To make data more credible, it is necessary to ensure that all such data is open to RTI queries. I would also suggest that an authority like the CAG be instituted that has the right, on behalf of Parliament, to make data-driven demands of departments and ministries on an ongoing basis.
Most data on government programs focus on inputs rather than outcomes – Devesh Kapur, director of Center for the Advanced Study of India, University of Pennsylvania
“Statistics make officials, and officials make statistics.’’ – Chinese proverb
Concerns over fudging of official data, while valid, are overblown relative to the less sensational but deeper challenges facing the collection of official data in India. Official data in India suffers from issues related to validity, coverage, and accuracy. Validity refers to the relationship between concept and collected information i.e. the connection between what is actually measured and what is purported to have been measured; coverage refers to the completeness of data i.e. the presence or absence of the data needed for a given policy question; and accuracy refers to the correctness or avoidance of errors in the data.
Most data on government programs focus on inputs rather than outcomes. There is very good data on the construction of toilets under the Swachh Bharat Yojana , but very little on actual usage. And coverage is undermined by inordinate delays in releasing the data, by which time it is not very useful for policy. The Census and National Family Health Surveys are good examples of this.

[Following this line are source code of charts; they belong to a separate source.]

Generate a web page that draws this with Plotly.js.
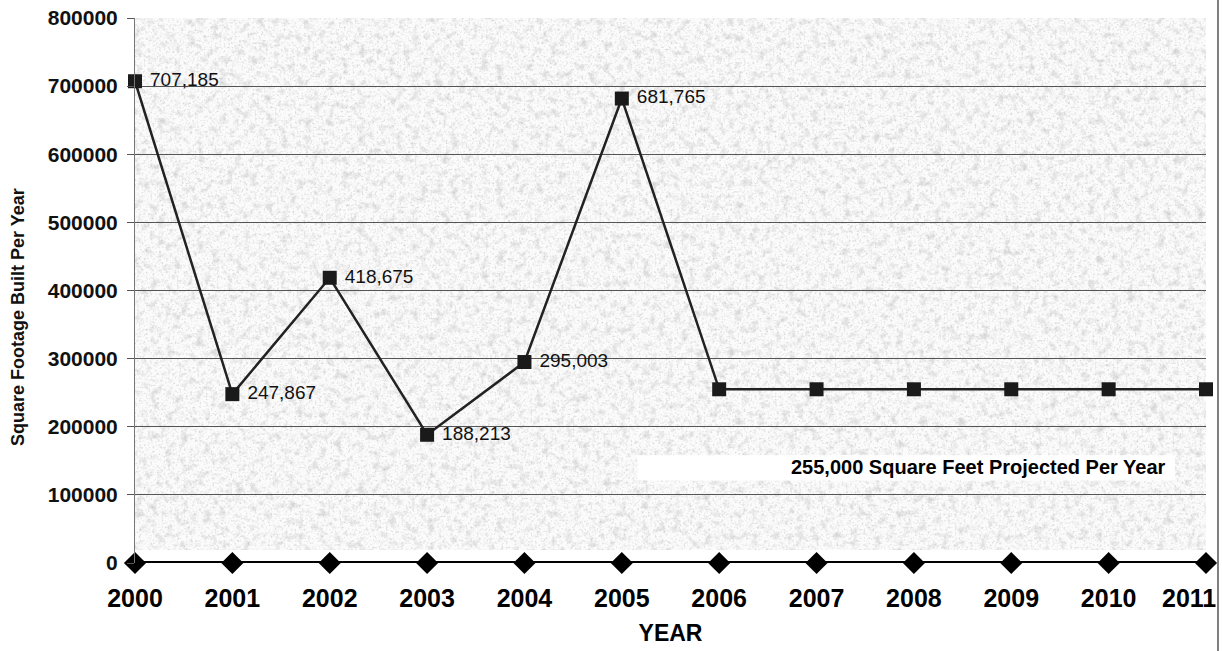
<!DOCTYPE html>
<html>
<head>
<meta charset="utf-8">
<script src="https://cdn.plot.ly/plotly-3.0.1.min.js"></script>
<style>html,body{margin:0;padding:0;background:#fff;}#chart{width:1222px;height:651px;}</style>
</head>
<body>
<div id="chart"></div>
<script>
const years = ['2000','2001','2002','2003','2004','2005','2006','2007','2008','2009','2010','2011'];
const footage = [707185, 247867, 418675, 188213, 295003, 681765, 255000, 255000, 255000, 255000, 255000, 255000];
const pointLabels = ['707,185','247,867','418,675','188,213','295,003','681,765','','','','','',''];
const baseline = [0,0,0,0,0,0,0,0,0,0,0,0];
const noteText = '255,000 Square Feet Projected Per Year';
const noteValue = 141000;
const xTitle = 'YEAR';
const yTitle = 'Square Footage Built Per Year';

const FONT = 'Liberation Sans, Arial, sans-serif';

const svg = "<svg xmlns='http://www.w3.org/2000/svg' width='1071' height='545' viewBox='0 0 1071 545'>" +
  "<filter id='n' x='0' y='0' width='100%' height='100%'>" +
  "<feTurbulence type='fractalNoise' baseFrequency='0.13' numOctaves='3' seed='7'/>" +
  "<feColorMatrix type='matrix' values='0 0 0 0 0.6  0 0 0 0 0.6  0 0 0 0 0.6  2.6 0 0 0 -1.3'/>" +
  "</filter>" +
  "<filter id='m' x='0' y='0' width='100%' height='100%'>" +
  "<feTurbulence type='fractalNoise' baseFrequency='0.45' numOctaves='2' seed='11'/>" +
  "<feColorMatrix type='matrix' values='0 0 0 0 0.55  0 0 0 0 0.55  0 0 0 0 0.55  0 3 0 0 -1.55'/>" +
  "</filter>" +
  "<rect width='1071' height='545' fill='#fbfbfb'/>" +
  "<rect width='1071' height='545' filter='url(#n)' opacity='0.75'/>" +
  "<rect width='1071' height='545' filter='url(#m)' opacity='0.6'/>" +
  "<rect x='0' y='532' width='1071' height='13' fill='#ffffff'/>" +
  "</svg>";
const bgSrc = 'data:image/svg+xml;charset=utf-8,' + encodeURIComponent(svg);

const traces = [
  {
    x: years, y: baseline, type: 'scatter', mode: 'lines+markers',
    line: {color: '#000', width: 4},
    marker: {symbol: 'diamond', size: 17, color: '#000'},
    cliponaxis: false, hoverinfo: 'skip', showlegend: false
  },
  {
    x: years, y: footage, type: 'scatter', mode: 'lines+markers+text',
    text: pointLabels, texttemplate: '\u00a0%{text}', textposition: 'middle right',
    textfont: {family: FONT, size: 19, color: '#111'},
    line: {color: '#222', width: 2.5},
    marker: {symbol: 'square', size: 14, color: '#1a1a1a'},
    cliponaxis: false, showlegend: false
  }
];

const layout = {
  width: 1222, height: 651,
  margin: {l: 135, r: 16, t: 18, b: 88},
  paper_bgcolor: '#ffffff',
  plot_bgcolor: '#f0f0f0',
  font: {family: FONT, color: '#000'},
  showlegend: false,
  xaxis: {
    type: 'category', range: [0, 11],
    tickmode: 'array', tickvals: years,
    ticktext: years.map((y, i) => i === years.length - 1 ? '' : y),
    ticks: '', showgrid: false, zeroline: false, showline: false,
    tickfont: {family: FONT, size: 25, weight: 'bold', color: '#000'},
    ticklabelstandoff: 18,
    title: {text: xTitle, font: {family: FONT, size: 23, weight: 'bold', color: '#000'}, standoff: 13},
    fixedrange: true
  },
  yaxis: {
    range: [0, 800000], dtick: 100000, tickformat: 'd',
    showgrid: true, gridcolor: '#555', gridwidth: 1,
    zeroline: false, showline: true, linecolor: '#777', linewidth: 1,
    ticks: 'outside', ticklen: 7, tickcolor: '#555',
    tickfont: {family: FONT, size: 21, weight: 'bold', color: '#111'},
    ticklabelstandoff: 5,
    fixedrange: true
  },
  images: [{
    source: bgSrc, xref: 'paper', yref: 'paper', x: 0, y: 1, sizex: 1, sizey: 1,
    sizing: 'stretch', xanchor: 'left', yanchor: 'top', layer: 'below'
  }],
  shapes: [
    {type: 'rect', xref: 'paper', yref: 'y', x0: 0.469, x1: 0.971, y0: 121000, y1: 158000,
     fillcolor: '#ffffff', line: {width: 0}, layer: 'above'},
    {type: 'line', xref: 'paper', yref: 'paper', x0: 1.0112, x1: 1.0112, y0: -0.1615, y1: 1.033,
     line: {color: '#555', width: 1.5}}
  ],
  annotations: [
    {xref: 'paper', yref: 'y', x: 0.9645, y: noteValue, xanchor: 'right', yanchor: 'middle',
     text: noteText, showarrow: false, font: {family: FONT, size: 20, weight: 'bold', color: '#000'}},
    {xref: 'paper', yref: 'paper', x: 1, y: 0, yshift: -35, xshift: -17,
     xanchor: 'center', yanchor: 'middle', text: years[years.length - 1], showarrow: false,
     font: {family: FONT, size: 25, weight: 'bold', color: '#000'}},
    {xref: 'paper', yref: 'paper', x: -0.1092, y: 0.4514, xanchor: 'center', yanchor: 'middle',
     textangle: -90, text: yTitle, showarrow: false,
     font: {family: FONT, size: 18, weight: 'bold', color: '#111'}}
  ]
};

Plotly.newPlot('chart', traces, layout, {displayModeBar: false, staticPlot: true});
</script>
</body>
</html>
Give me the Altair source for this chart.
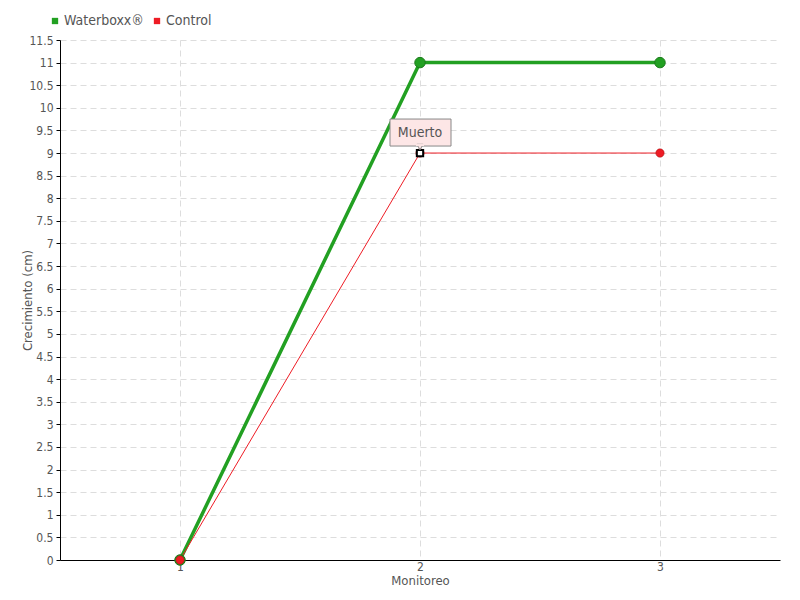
import altair as alt
import pandas as pd

monitoreo = [1, 2, 3]
waterboxx = [0, 11, 11]
control = [0, 9, 9]
series_names = ["Waterboxx®", "Control"]
series_colors = ["#22a022", "#ee1c25"]
y_ticks = [i * 0.5 for i in range(24)]
annot_x = [2]
annot_y = [9]
annot_text = ["Muerto"]

FONT = "DejaVu Sans Condensed"
TXT = "#555555"

rows = []
for x, w in zip(monitoreo, waterboxx):
    rows.append({"Monitoreo": x, "Crecimiento": w, "Serie": series_names[0]})
for x, c in zip(monitoreo, control):
    rows.append({"Monitoreo": x, "Crecimiento": c, "Serie": series_names[1]})
df = pd.DataFrame(rows)
ann = pd.DataFrame({"Monitoreo": annot_x, "Crecimiento": annot_y, "label": annot_text})

xs = alt.Scale(domain=[0.5, 3.5], nice=False, zero=False)
ys = alt.Scale(domain=[0, 11.5], nice=False)
cs = alt.Scale(domain=series_names, range=series_colors)

x_axis = alt.Axis(values=monitoreo, format="d", tickSize=0, labelPadding=1,
                  titlePadding=2, domainColor="#000", gridDash=[6, 4], gridColor="#dddddd")
y_axis = alt.Axis(values=y_ticks, format="~g", tickSize=4, tickColor="#000", domainColor="#000",
                  labelOverlap=False, labelFlush=False, labelPadding=3, tickCount=24,
                  gridDash=[6, 4], gridColor="#dddddd",
                  titleX=-33, titleY=260, titleBaseline="middle", titleAlign="center")
X = alt.X("Monitoreo:Q", scale=xs, title="Monitoreo", axis=x_axis)
Y = alt.Y("Crecimiento:Q", scale=ys, title="Crecimiento (cm)", axis=y_axis)

base = alt.Chart(df).encode(x=X, y=Y)

g = base.transform_filter(alt.datum.Serie == series_names[0])
r = base.transform_filter(alt.datum.Serie == series_names[1])

green_line = g.mark_line(strokeWidth=3.5).encode(
    color=alt.Color("Serie:N", scale=cs, title=None,
                    legend=alt.Legend(orient="none", legendX=-12, legendY=-26, direction="horizontal",
                                      symbolType="square", symbolSize=40, labelFontSize=14,
                                      labelFont=FONT, labelColor=TXT, columnPadding=6,
                                      symbolStrokeWidth=0, labelOffset=2)))
red_line = r.mark_line(strokeWidth=1).encode(color=alt.Color("Serie:N", scale=cs))
green_pts = g.mark_circle(size=110, opacity=1, stroke="#1a7a1a", strokeWidth=1).encode(
    color=alt.Color("Serie:N", scale=cs))
red_pts = r.mark_circle(size=70, opacity=1, stroke="#a01010", strokeWidth=0.5).encode(
    color=alt.Color("Serie:N", scale=cs))

ab = alt.Chart(ann).encode(x=X, y=Y)
marker = ab.mark_square(size=40, fill="white", stroke="#000", strokeWidth=2, opacity=1)
box = ab.mark_rect(fill="#fde6e6", stroke="#888888", strokeWidth=1, xOffset=-30, x2Offset=31,
                   yOffset=-34, y2Offset=-7).encode(x2="Monitoreo:Q", y2="Crecimiento:Q")
pointer = ab.mark_point(shape="triangle-down", size=40, filled=True, fill="#fde6e6",
                        stroke="#888888", strokeWidth=1, yOffset=-6, opacity=1)
pointer_cover = ab.mark_rect(fill="#fde6e6", xOffset=-4, x2Offset=4,
                             yOffset=-9, y2Offset=-7).encode(x2="Monitoreo:Q", y2="Crecimiento:Q")
label = ab.mark_text(font=FONT, fontSize=14, color=TXT, dy=-20).encode(text="label:N")

chart = alt.layer(green_line, red_line, green_pts, red_pts, marker, box, pointer, pointer_cover, label).properties(
    width=720, height=520, autosize=alt.AutoSizeParams(type="none"),
    padding={"left": 52, "top": 32, "right": 12, "bottom": 32}
).configure_axis(
    labelFont=FONT, titleFont=FONT, labelFontSize=12, titleFontSize=13,
    labelColor=TXT, titleColor=TXT, titleFontWeight="normal"
).configure_view(stroke=None)

chart.save("out.html", embed_options={"renderer": "svg", "actions": False})
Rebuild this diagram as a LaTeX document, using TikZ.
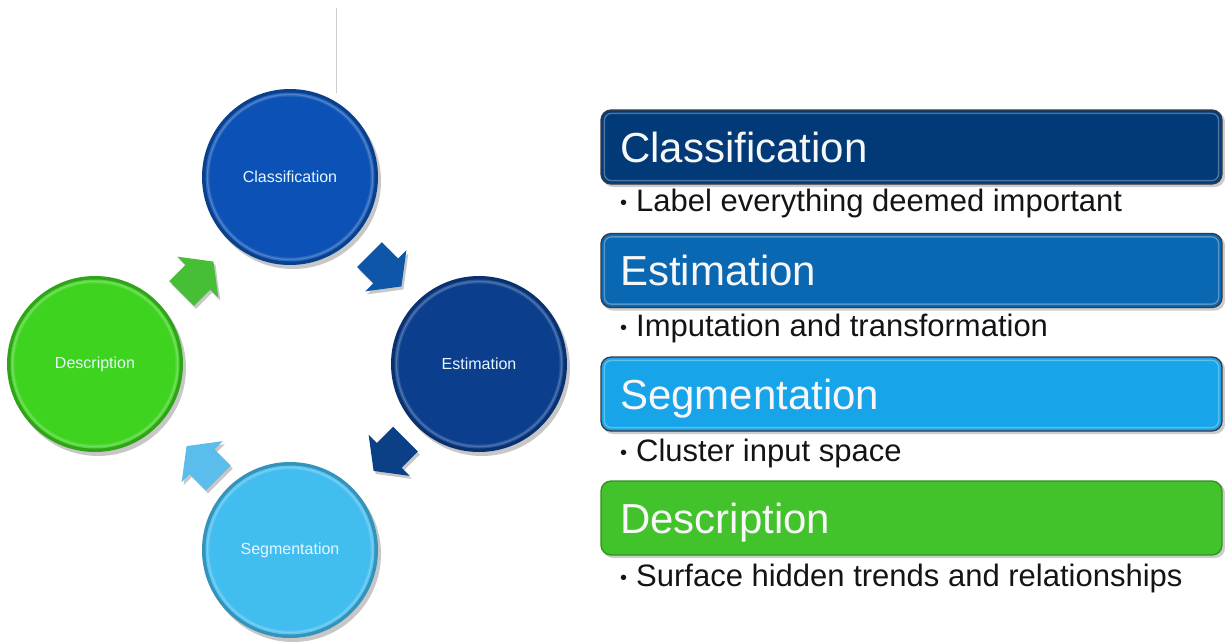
\documentclass[tikz,border=0pt]{standalone}
\usepackage{fontspec}
\setmainfont{Liberation Sans}
\usetikzlibrary{calc}

% palette
\definecolor{clsC}{RGB}{12,82,182}
\definecolor{estC}{RGB}{11,63,142}
\definecolor{segC}{RGB}{66,189,239}
\definecolor{dscC}{RGB}{62,211,31}
\definecolor{arrA}{RGB}{13,86,168}
\definecolor{arrB}{RGB}{11,63,134}
\definecolor{arrC}{RGB}{91,189,235}
\definecolor{arrD}{RGB}{70,191,54}
\definecolor{boxA}{RGB}{2,58,120}
\definecolor{boxB}{RGB}{10,103,178}
\definecolor{boxC}{RGB}{24,164,232}
\definecolor{boxD}{RGB}{66,194,43}
\definecolor{rimgray}{RGB}{58,58,62}
\definecolor{bodytext}{RGB}{20,20,20}

% bevelled disc behind a ring label
\newcommand\ringdisc[2]{%
  \fill[black,opacity=0.22] ($(#1)+(3,4)$) circle[radius=88];
  \fill[#2!78!black] (#1) circle[radius=88];
  \fill[#2!88!white] (#1) circle[radius=84.5];
  \fill[#2] (#1) circle[radius=80.5];
  \draw[white,opacity=0.18,line width=1.2pt] (#1) circle[radius=82.5];
}

% stubby block arrow: centre, direction, colour
\newcommand\ringarrow[3]{%
  \fill[black,opacity=0.22,shift={($#1+(2,3)$)},rotate=#2]
    (-22.5,-17.5) -- (0.5,-17.5) -- (0.5,-29) -- (22.5,0) -- (0.5,29) -- (0.5,17.5) -- (-22.5,17.5) -- cycle;
  \fill[#3,shift={#1},rotate=#2]
    (-22.5,-17.5) -- (0.5,-17.5) -- (0.5,-29) -- (22.5,0) -- (0.5,29) -- (0.5,17.5) -- (-22.5,17.5) -- cycle;
}

% small list bullet
\newcommand\listdot{\makebox[17pt][l]{\hspace{1pt}\raisebox{1.5pt}{\fontsize{20}{20}\selectfont •}}}

\begin{document}
\begin{tikzpicture}[x=1pt,y=-1pt,
  ringlabel/.style={circle,minimum size=176pt,inner sep=0pt,
    text=white!90!cyan,font=\fontsize{16}{18}\selectfont},
  headbox/.style={rounded corners=10pt,minimum width=621pt,minimum height=74pt,
    inner sep=0pt,draw=rimgray,line width=1.3pt},
  headtext/.style={anchor=base west,inner sep=0pt,text=white!94!gray,
    font=\fontsize{42}{46}\selectfont},
  bullettext/.style={anchor=base west,inner sep=0pt,text=bodytext,
    font=\fontsize{31}{34}\selectfont},
  gloss/.style={rounded corners=7pt,draw=white,opacity=0.3,line width=1.4pt}]
\useasboundingbox (0,0) rectangle (1225,641);
\fill[white] (0,0) rectangle (1225,641);

% thin rule at the top
\coordinate (ruletop) at (336,8);
\coordinate (rulebot) at (336,93);
\draw[black!20,line width=0.9pt] (ruletop) -- (rulebot);

% ring of four stages
\coordinate (pcls) at (290,177);
\coordinate (pest) at (479,364);
\coordinate (pseg) at (290,550);
\coordinate (pdsc) at (95,364);

\ringdisc{pcls}{clsC}
\ringdisc{pest}{estC}
\ringdisc{pseg}{segC}
\ringdisc{pdsc}{dscC}

\node[ringlabel] (cls) at (pcls) {Classification};
\node[ringlabel] (est) at (pest) {Estimation};
\node[ringlabel] (seg) at (pseg) {Segmentation};
\node[ringlabel] (dsc) at (pdsc) {Description};

% arrows between consecutive stages
\ringarrow{($(cls)!0.5!(est)+(1,0)$)}{-45}{arrA}
\ringarrow{($(est)!0.5!(seg)+(5,-2)$)}{-135}{arrB}
\ringarrow{($(seg)!0.5!(dsc)+(10,5)$)}{135}{arrC}
\ringarrow{($(dsc)!0.5!(cls)+(5,7)$)}{45}{arrD}

% headline bars
\foreach \yy in {147,270.5,394,518}{
  \fill[black,opacity=0.2,rounded corners=10pt] (603,\yy-35) rectangle (1225,\yy+40);
}
\node[headbox,fill=boxA] (bcls) at (911.5,147) {};
\node[headbox,fill=boxB] (best) at (911.5,270.5) {};
\node[headbox,fill=boxC] (bseg) at (911.5,394) {};
\node[headbox,fill=boxD,draw=boxD!75!black] (bdsc) at (911.5,518) {};
\foreach \b in {bcls,best,bseg}{
  \draw[gloss] ($(\b.north west)+(4,4)$) rectangle ($(\b.south east)+(-4,-4)$);
}

\node[headtext] (tcls) at (620,162) {Classification};
\node[headtext] (test) at (620,285.5) {Estimation};
\node[headtext] (tseg) at (620,409) {Segmentation};
\node[headtext] (tdsc) at (620,533) {Description};

\node[bullettext] (lcls) at (619,211) {\listdot Label everything deemed important};
\node[bullettext] (lest) at (619,336) {\listdot Imputation and transformation};
\node[bullettext] (lseg) at (619,461) {\listdot Cluster input space};
\node[bullettext] (ldsc) at (619,586) {\listdot Surface hidden trends and relationships};
\end{tikzpicture}
\end{document}
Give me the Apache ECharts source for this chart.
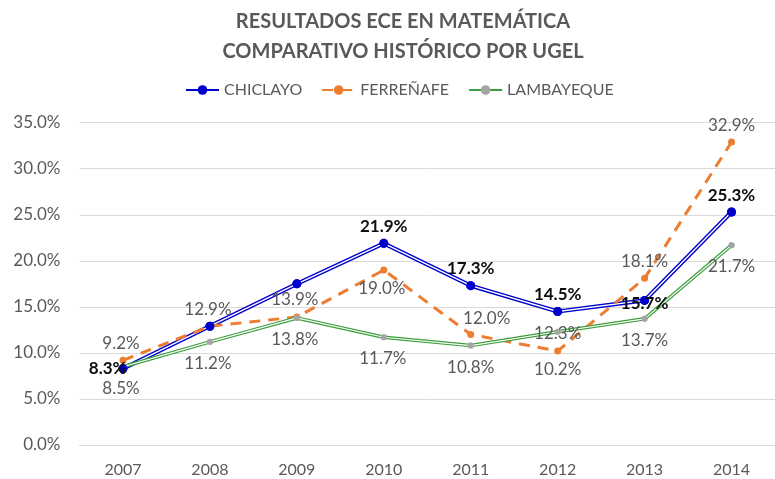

However, the limitations of official data are increasingly due to weak human capital capabilities. Statisticians in the government are recruited through the UPSC. Despite the large number of applicants taking the exam, in the case of the Indian Statistical Service, the number of applicants and application to-post ratio is among the lowest in the all-India services. Furthermore, in many years it is the only service where the recommendation-to-post ratio has been less than one, implying that qualified candidates are unavailable. If a country of a billion plus people cannot find a few dozen qualified statisticians annually to staff its statistical bureaucracy, what does that say about its ability to generate good data?
India’s GDP estimates mystery: Circumstances, not malice – Praveen Chakravarty, Senior Fellow, IDFC Institute, Mumbai.
When the Central Statistics Office (CSO) announced that India’s GDP grew at 7 per cent in the quarter during which demonetisation was implemented, it was received with bewilderment. When the CSO estimated India’s GDP growth at 8 per cent for FY16, experts and analysts lamented that it does not “feel like” an 8 per cent growth economy. All other indicators pointed otherwise – poor trade numbers, abysmal credit growth, lack of private investment and so on. The CSO attracted global criticism for putting out numbers that did not match “lived realities”. India was tainted with data fudging allegations. This is a tad unfair.
The CSO adopted a new GDP estimation methodology in 2015. It had three big changes:
1. Change of base year which is a routine and accepted change
2. Expanding the dataset to incorporate new measures — needed to ensure GDP adequately captures the changing nature of India’s economy
3. Change in methodology to estimate GDP through a superior “value added” measure rather than just production of goods and services.
These three changes have rendered it impossible to reconcile current GDP estimates with past trends. The CSO has been unable to tell us what the previous years’ GDP estimates would have been under the new methodology because it is difficult to go back in time and collect new data points. There is also scepticism of the CSO’s numbers, because the new dataset has not been made public.
But insinuations of connivance or deliberate fudging of data smacks of ignorance of the institutional strength of the CSO and the technocratic professionalism of the Chief Statistician of India. As they say: ‘Do not attribute malice to what can be explained by circumstances.’